The Minister of the Environment thinks that industry will be thrilled with this federal initiative. She is quite mistaken.
Last February, the director of the Centre patronal de l'environnement du Québec denounced the Environment minister's wish to make the environmental assessment process more rigorous. This group including more than 50 of Quebec's largest businesses and some 15 associations endorsed a request by the provinces to amend the federal law to provide for mutual recognition of assessments ordered by either level of government.
The Quebec industry is wary of federal legislation because it duplicates provincial legislation, which causes delays and can discourage private sector investment. So it is rather premature to maintain that the industry will applaud the federal regulations.
There is no question that the environmental impact of projects must be assessed in any society.

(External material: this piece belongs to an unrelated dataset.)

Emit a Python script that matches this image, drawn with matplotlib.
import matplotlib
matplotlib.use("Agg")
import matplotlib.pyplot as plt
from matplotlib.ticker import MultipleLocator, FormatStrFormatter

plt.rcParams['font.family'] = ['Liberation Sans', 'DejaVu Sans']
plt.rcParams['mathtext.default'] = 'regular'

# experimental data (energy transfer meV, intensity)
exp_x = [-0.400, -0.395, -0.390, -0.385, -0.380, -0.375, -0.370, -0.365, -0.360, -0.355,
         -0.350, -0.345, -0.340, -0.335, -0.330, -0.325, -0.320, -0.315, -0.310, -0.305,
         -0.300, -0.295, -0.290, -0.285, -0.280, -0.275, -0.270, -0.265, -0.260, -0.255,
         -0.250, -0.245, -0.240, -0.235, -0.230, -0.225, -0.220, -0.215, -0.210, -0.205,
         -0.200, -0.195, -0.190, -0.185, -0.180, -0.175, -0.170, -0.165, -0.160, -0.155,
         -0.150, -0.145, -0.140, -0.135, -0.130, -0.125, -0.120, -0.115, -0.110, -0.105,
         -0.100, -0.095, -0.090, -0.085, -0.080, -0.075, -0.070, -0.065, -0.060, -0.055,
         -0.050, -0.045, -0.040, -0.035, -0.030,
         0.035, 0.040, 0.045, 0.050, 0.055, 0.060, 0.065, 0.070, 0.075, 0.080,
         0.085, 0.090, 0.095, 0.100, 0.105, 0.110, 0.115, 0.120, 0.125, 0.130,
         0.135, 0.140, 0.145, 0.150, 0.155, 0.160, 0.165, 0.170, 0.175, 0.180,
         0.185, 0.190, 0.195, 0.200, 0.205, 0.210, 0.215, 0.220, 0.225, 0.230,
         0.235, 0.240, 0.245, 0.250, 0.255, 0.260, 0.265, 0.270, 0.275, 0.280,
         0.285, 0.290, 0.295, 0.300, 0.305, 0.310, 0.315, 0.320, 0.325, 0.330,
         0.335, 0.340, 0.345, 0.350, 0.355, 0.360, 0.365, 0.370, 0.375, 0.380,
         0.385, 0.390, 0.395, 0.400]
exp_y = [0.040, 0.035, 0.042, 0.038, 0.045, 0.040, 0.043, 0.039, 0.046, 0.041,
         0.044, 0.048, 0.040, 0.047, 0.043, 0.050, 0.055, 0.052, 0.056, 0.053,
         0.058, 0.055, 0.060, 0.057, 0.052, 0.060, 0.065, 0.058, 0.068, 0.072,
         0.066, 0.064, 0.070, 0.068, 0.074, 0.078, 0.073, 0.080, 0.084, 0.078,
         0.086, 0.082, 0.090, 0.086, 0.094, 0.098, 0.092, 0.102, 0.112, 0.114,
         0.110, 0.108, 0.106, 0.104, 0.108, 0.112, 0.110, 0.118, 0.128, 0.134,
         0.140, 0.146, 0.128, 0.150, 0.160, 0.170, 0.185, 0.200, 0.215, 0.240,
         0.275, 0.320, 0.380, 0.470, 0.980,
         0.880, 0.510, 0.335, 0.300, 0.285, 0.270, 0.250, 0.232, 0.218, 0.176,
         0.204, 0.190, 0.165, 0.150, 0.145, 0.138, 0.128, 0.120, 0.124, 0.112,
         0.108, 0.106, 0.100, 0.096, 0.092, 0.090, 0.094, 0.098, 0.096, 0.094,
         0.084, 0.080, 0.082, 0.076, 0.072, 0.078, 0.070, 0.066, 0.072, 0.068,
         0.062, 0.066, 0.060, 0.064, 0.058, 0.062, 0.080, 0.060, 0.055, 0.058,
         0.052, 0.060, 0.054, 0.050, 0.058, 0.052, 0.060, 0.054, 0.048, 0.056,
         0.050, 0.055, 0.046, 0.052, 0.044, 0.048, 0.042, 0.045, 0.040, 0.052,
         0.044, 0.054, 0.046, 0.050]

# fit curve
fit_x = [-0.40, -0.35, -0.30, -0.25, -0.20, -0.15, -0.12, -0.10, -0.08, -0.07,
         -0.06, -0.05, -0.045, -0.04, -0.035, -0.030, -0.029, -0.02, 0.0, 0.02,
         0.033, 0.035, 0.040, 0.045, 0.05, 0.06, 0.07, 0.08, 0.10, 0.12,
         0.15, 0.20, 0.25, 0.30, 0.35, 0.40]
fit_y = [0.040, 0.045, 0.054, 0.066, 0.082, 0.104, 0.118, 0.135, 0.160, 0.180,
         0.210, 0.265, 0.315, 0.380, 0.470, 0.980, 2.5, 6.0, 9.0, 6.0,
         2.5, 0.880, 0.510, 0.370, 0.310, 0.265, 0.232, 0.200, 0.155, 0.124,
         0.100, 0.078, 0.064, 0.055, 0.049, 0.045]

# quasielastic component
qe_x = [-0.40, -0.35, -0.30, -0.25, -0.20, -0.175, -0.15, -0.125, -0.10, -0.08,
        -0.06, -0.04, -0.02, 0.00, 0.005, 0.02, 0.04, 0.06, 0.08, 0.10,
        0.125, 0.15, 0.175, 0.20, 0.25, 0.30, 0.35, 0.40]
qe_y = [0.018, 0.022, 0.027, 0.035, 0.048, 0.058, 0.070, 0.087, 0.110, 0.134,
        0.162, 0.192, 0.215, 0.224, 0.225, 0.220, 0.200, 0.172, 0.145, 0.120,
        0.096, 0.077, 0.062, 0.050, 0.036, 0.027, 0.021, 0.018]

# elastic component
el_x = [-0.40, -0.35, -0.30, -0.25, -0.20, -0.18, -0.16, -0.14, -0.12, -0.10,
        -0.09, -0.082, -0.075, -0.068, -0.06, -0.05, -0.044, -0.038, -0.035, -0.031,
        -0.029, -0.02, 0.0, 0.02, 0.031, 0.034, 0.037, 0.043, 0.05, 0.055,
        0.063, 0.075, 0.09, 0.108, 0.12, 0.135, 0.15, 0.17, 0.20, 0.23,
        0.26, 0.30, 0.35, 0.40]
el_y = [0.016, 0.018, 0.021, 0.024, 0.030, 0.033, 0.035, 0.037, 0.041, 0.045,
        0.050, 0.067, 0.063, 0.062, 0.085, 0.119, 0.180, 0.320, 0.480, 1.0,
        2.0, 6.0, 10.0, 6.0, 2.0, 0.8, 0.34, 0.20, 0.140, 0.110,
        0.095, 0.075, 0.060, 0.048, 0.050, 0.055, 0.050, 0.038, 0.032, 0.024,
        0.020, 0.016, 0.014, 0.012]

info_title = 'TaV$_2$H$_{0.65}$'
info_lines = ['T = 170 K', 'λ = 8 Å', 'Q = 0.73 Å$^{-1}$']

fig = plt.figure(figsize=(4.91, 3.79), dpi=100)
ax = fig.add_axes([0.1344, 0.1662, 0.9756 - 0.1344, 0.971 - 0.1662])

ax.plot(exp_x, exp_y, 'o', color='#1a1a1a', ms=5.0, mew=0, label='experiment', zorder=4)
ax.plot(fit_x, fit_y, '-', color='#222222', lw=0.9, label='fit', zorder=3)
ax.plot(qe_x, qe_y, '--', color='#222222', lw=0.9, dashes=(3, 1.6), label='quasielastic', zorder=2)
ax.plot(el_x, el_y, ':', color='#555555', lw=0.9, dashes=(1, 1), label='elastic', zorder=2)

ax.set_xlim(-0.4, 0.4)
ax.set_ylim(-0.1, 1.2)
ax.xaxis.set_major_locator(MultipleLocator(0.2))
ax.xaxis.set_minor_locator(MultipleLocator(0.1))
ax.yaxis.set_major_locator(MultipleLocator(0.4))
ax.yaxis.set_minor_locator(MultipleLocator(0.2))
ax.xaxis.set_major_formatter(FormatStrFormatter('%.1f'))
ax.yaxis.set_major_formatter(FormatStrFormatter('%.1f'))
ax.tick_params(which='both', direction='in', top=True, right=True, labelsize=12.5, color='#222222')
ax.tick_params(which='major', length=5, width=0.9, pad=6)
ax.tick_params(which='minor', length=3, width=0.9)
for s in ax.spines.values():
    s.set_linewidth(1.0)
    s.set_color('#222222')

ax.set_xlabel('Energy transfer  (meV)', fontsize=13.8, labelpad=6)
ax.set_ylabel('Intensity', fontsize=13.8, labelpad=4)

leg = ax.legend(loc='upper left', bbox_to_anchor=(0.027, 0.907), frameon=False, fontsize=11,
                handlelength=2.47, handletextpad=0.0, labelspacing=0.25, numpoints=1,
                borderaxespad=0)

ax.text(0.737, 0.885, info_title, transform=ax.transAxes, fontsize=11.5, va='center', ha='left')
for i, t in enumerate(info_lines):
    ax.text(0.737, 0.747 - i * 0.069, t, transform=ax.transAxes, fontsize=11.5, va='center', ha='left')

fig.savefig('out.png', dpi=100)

Governments, businesses and conglomerates no longer undertake major building or development projects affecting waterways without first assessing their environmental impact. Such environmental assessments must be rigorous and methodical with a view to sustainable development.
However, the federal government's attitude toward environmental assessments suggests that confrontation with the provinces is the starting point for promulgating the Canadian Environmental Assessment Act.
If the new regulations to be published soon in the Gazette officielle du Québec reflect our apprehensions, this government has shown its usual intransigence and we can only denounce this practice.
Quebec, which has been a leader in environmental assessments in Canada and acted with exemplary consistency and rigour, will thus continue to assure Quebecers of an open, effective and full process.
From Quebec's viewpoint, the federal minister's initiative has nothing to do with better environmental management. It only appears to be an unjustified intervention in an area already very well managed by the Quebec government. This is another concrete proof of the federal government's ability and eagerness to create duplication and increase costs.